The Ozone Mapping and Profiler Suite (OMPS) will provide three views to continue the long-term data record of ozone measurements from satellites.

"It is called a 'suite' because there are three distinct instruments aboard. One is called the Limb Profiler -- it looks off the backend of the spacecraft looking at the orbit where we've just passed...The other two instruments are nadir that will look straight down from the bottom of the spacecraft. Total Column has a very wide field of view -- over 100 degrees -- and Profiler is a much smaller field of view -- around 16 degrees. Together these provide a total column of ozone from the stratosphere all the way down to the Earth," said Joan Howard, program manager at Ball Aerospace.

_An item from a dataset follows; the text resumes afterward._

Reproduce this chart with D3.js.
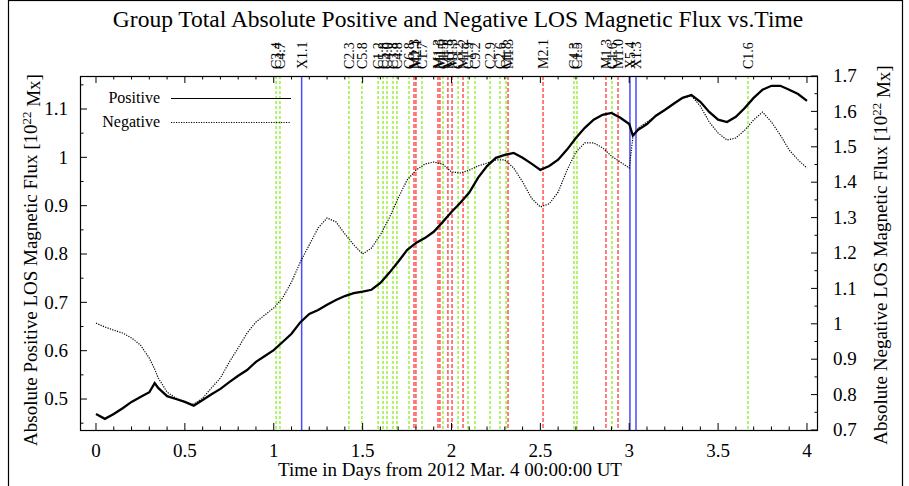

"We also provide countless data modes so scientists will be able to mine the data for trace gas analyses and other things that we as engineers haven't even invented yet for scientists."

The Clouds and the Earth Radiant Energy System (CERES) is the one instrument aboard NPP that is borrowed from earlier satellite missions to take the planet's temperature and measure the Sun's radiation reflected off Earth.

"CERES monitors this radiance in three distinct wavelength bands -- a shortwave band that includes all of the solar reflected light, a longwave band that measures the thermal emissions and then a total channel that goes from the ultraviolet to the far-infrared that measures the entire radiance of the Earth," said Mark Folkman, Northrop Grumman's director of products and sensing.

"These three sensor channels are scanned back and forth across the surface of the Earth at 30 km of spatial resolution day-in-and-day-out, day-and-night, all around the globe. The trick here is that measurement is done with an unprecedented amount of absolute radiometric accuracy. By measuring the reflected sunlight thermal emission on a global scale, scientists are allowed to monitor the temperature of the planet and validate the models that calculate the effects of clouds driving planetary heating or cooling."

Given its testbed role in checking out these new instruments for their inclusion on the next-generation polar-orbiting weather and climate satellites, officials say it will take some time before NPP is fully operational.

"There's over 30 data products from NPP. We expect to have some operational data within 18 months," said Jim Gleason, the NPP project scientist from NASA's Goddard Space Flight Center. "My guess (is) the most critical data sets will be much sooner, probably in the six-month timeframe for microwave radiances and longer for the more-complicated data products."